Barbarella vient au monde dans les pages du V Magazine de Georges Gallet, grand connaisseur de la SF et responsable du « Rayon Fantastique », dont de nombreuses couvertures ont été illustrées… par Forest. Comme quoi, tout est lié ! Losfeld ira la chercher dans les pages du magazine polisson pour en faire un album luxueux, relié, avec jaquette, qui deviendra la figure de proue de son catalogue et l’un de ses best-sellers, avant que le personnage apparaisse dans une chanson de Gainsbourg et soit personnifié par Jane Fonda. À partir de là, il n’aura de cesse de renouveler son exploit éditorial et aura la chance de croiser la route de Guy Peellaert qui fera de lui l’éditeur des Aventures de Jodelle. Excellente pioche à nouveau, du côté du Pop Art cette fois-ci. Puis Losfeld découvrira le très jeune Philippe Druillet, dont il publiera l’inabouti premier opus qui mettait déjà en scène Lone Sloane.
Le sommet de sa production correspondra au mythique Saga de Xam de Nicolas Devil sur scénario de Jean Rollin, ce feu d’artifice graphique édité dans un écrin luxueux et accompagné d’une loupe afin que le lecteur profite des moindres détails !

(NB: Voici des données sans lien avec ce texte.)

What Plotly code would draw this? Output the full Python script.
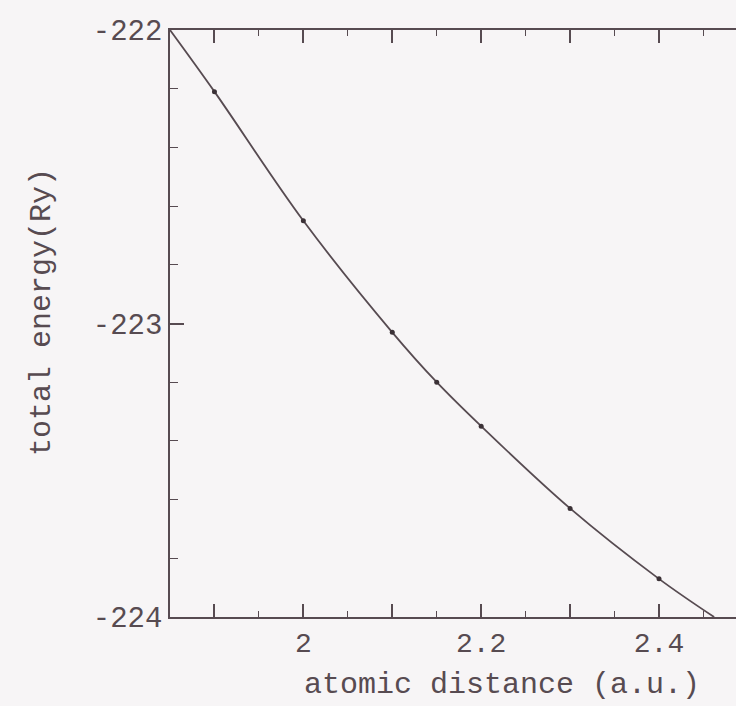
import plotly.graph_objects as go

# measured points (atomic distance in a.u., total energy in Ry)
distance = [1.9, 2.0, 2.1, 2.15, 2.2, 2.3, 2.4]
energy = [-222.21, -222.65, -223.03, -223.20, -223.35, -223.63, -223.87]

# fitted curve (includes where it meets the frame)
curve_x = [1.85, 1.9, 2.0, 2.1, 2.15, 2.2, 2.3, 2.4, 2.462]
curve_y = [-222.0, -222.21, -222.65, -223.03, -223.20, -223.35, -223.63, -223.87, -224.0]

x_tickvals = [1.9, 2.0, 2.1, 2.2, 2.3, 2.4]
x_ticktext = ["", "2", "", "2.2", "", "2.4"]
y_tickvals = [-224, -223, -222]
y_ticktext = ["-224", "-223", "-222"]

ink = "#574b51"
bg = "#f7f5f6"
mono = "Liberation Mono, DejaVu Sans Mono, monospace"

fig = go.Figure()
fig.add_trace(go.Scatter(
    x=curve_x, y=curve_y, mode="lines",
    line=dict(color=ink, width=1.8, shape="spline", smoothing=1.0),
    hoverinfo="skip", showlegend=False,
))
fig.add_trace(go.Scatter(
    x=distance, y=energy, mode="markers",
    marker=dict(color="#3b3136", size=5),
    showlegend=False,
))

fig.update_layout(
    width=736, height=706,
    margin=dict(l=170, r=0, t=30, b=89),
    paper_bgcolor=bg, plot_bgcolor=bg,
    font=dict(family=mono, color=ink, size=28),
    showlegend=False,
)

fig.update_xaxes(
    range=[1.85, 2.4866], showgrid=False, zeroline=False,
    showline=True, linecolor=ink, linewidth=1.6, mirror="ticks",
    ticks="inside", tickvals=x_tickvals, ticktext=x_ticktext,
    ticklen=13, tickwidth=1.6, tickcolor=ink,
    tickfont=dict(family=mono, size=28, color=ink),
    minor=dict(ticks="inside", tick0=1.85, dtick=0.05, ticklen=6,
               tickwidth=1.4, tickcolor=ink),
)
fig.update_yaxes(
    range=[-224, -222], showgrid=False, zeroline=False,
    showline=True, linecolor=ink, linewidth=1.6, mirror=False,
    ticks="inside", tickvals=y_tickvals, ticktext=y_ticktext,
    ticklen=14, tickwidth=1.6, tickcolor=ink,
    tickfont=dict(family=mono, size=29, color=ink),
    minor=dict(ticks="inside", tick0=-224, dtick=0.2, ticklen=8,
               tickwidth=1.4, tickcolor=ink),
)

fig.add_annotation(
    text="atomic distance (a.u.)", xref="paper", yref="paper",
    x=(502 - 170) / 566, y=-(685 - 617) / 587, xanchor="center", yanchor="middle",
    showarrow=False, font=dict(family=mono, size=30, color=ink),
)
fig.add_annotation(
    text="total energy(Ry)", xref="paper", yref="paper",
    x=-(170 - 42) / 566, y=(617 - 312) / 587, xanchor="center", yanchor="middle",
    textangle=-90, showarrow=False, font=dict(family=mono, size=30, color=ink),
)

fig.write_html(
    "out.html",
    config={"displayModeBar": False},
    post_script="document.body.style.margin='0';document.body.style.overflow='hidden';"
                "document.body.style.background='" + bg + "';",
)
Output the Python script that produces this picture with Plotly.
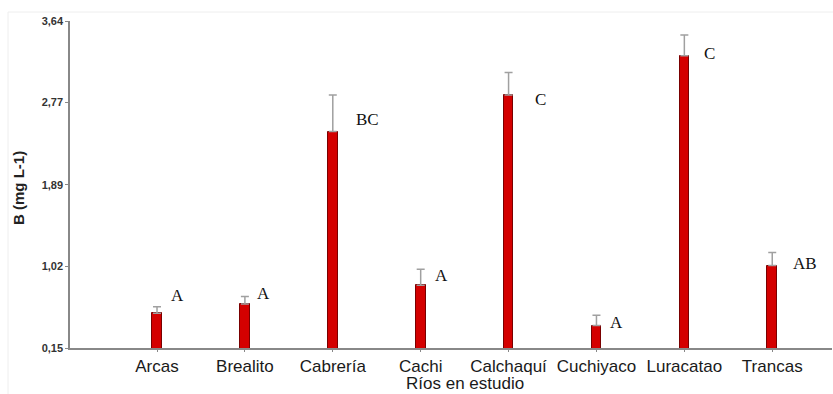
import plotly.graph_objects as go

rivers = ["Arcas", "Brealito", "Cabrería", "Cachi", "Calchaquí", "Cuchiyaco", "Luracatao", "Trancas"]
boron = [0.52, 0.62, 2.46, 0.82, 2.85, 0.39, 3.27, 1.03]
boron_err = [0.07, 0.08, 0.39, 0.17, 0.24, 0.11, 0.22, 0.14]
groups = ["A", "A", "BC", "A", "C", "A", "C", "AB"]
y_ticks = [0.15, 1.02, 1.89, 2.77, 3.64]
y_ticktext = ["0,15", "1,02", "1,89", "2,77", "3,64"]

# label placement offsets (pixels)
label_dx = [12, 10, 21, 12, 24, 12, 18, 19]
label_dy = [18, 10, 12, 10, -4, 3, 2, 2]

fig = go.Figure()
fig.add_trace(go.Bar(
    x=rivers, y=boron, width=0.11,
    marker=dict(color="#d40000", line=dict(color="#7a0000", width=1)),
    error_y=dict(type="data", symmetric=False, array=boron_err,
                 arrayminus=[0] * len(boron_err),
                 color="#a0a0a0", thickness=1.5, width=4),
))

for r, v, g, dx, dy in zip(rivers, boron, groups, label_dx, label_dy):
    fig.add_annotation(x=r, y=v, text=g, showarrow=False, xanchor="left",
                       yanchor="middle", xshift=dx, yshift=dy,
                       font=dict(family="Liberation Serif", size=17, color="#111"))

fig.add_annotation(text="Ríos en estudio", xref="paper", yref="paper",
                   x=(465 - 70) / (832 - 70), y=-(383 - 348) / (348 - 21),
                   showarrow=False, xanchor="center", yanchor="middle",
                   font=dict(family="Liberation Sans", size=17, color="#1a1a1a"))
fig.add_annotation(text="<b>B (mg L-1)</b>", xref="paper", yref="paper",
                   x=-(70 - 18) / (832 - 70), y=(348 - 188) / (348 - 21),
                   showarrow=False, textangle=-90, xanchor="center", yanchor="middle",
                   font=dict(family="Liberation Sans", size=15, color="#222"))

# faint image frame
fx = -(70 - 8) / (832 - 70)
fy = (348 - 12) / (348 - 21)
fig.add_shape(type="line", xref="paper", yref="paper",
              x0=fx, x1=1.01, y0=fy, y1=fy,
              line=dict(color="#eeeeee", width=1))
fig.add_shape(type="line", xref="paper", yref="paper",
              x0=fx, x1=fx, y0=fy, y1=-0.2,
              line=dict(color="#eeeeee", width=1))

fig.update_layout(
    width=833, height=394,
    margin=dict(l=70, r=1, t=21, b=46),
    plot_bgcolor="white", paper_bgcolor="white",
    showlegend=False, bargap=0, hovermode=False,
    font=dict(family="Liberation Sans", color="#222"),
)
fig.update_xaxes(
    type="category", range=[-0.99, 7.68],
    showline=True, linecolor="#888888", linewidth=1.5,
    ticks="outside", ticklen=2, tickcolor="#888888",
    tickfont=dict(size=17, color="#1a1a1a"), showgrid=False, zeroline=False,
)
fig.update_yaxes(
    range=[0.15, 3.64], tickvals=y_ticks, ticktext=y_ticktext,
    showline=True, linecolor="#888888", linewidth=1.5,
    ticks="outside", ticklen=3, tickcolor="#888888",
    tickfont=dict(size=11, color="#333", family="Liberation Sans Narrow, Liberation Sans", weight="bold"),
    showgrid=False, zeroline=False,
)

fig.write_html("out.html", config={"displayModeBar": False},
               post_script="document.body.style.margin='0';")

Il remettra le couvert avec Peellaert pour Pravda la survireuse, éditera le Valentina de Crepax, le Lolly Strip de Pichard et, en 1970, Kris Kool, le très psychédélique album d’un jeune inconnu qui ne le restera pas longtemps, j’ai nommé Caza !
Même s’il s’est fourvoyé avec certains titres, Losfeld aura eu le mérite de faire de belles découvertes et de poser les fondations d’une bande dessinée pour adultes qui, avant lui, n’existait pas. Tel est le bilan tiré par Benoît Bonte à la fin de Sexties – Les Filles du Terrain Vague, un ouvrage à la très riche iconographie, dans lequel on croise de nombreuses personnalités du monde de la contre-culture des années 60 et au-delà – Francis Lacassin, Alain Dorémieux, Jacques Sternberg, Michel Demuth, Maxim Jakubowski, Michael Moorcock… –, et dont la lecture, pour compléter celle des mémoires de Losfeld, Endetté comme une mule, rééditées en 2017 par les éditions Tristram, vous est chaudement recommandée.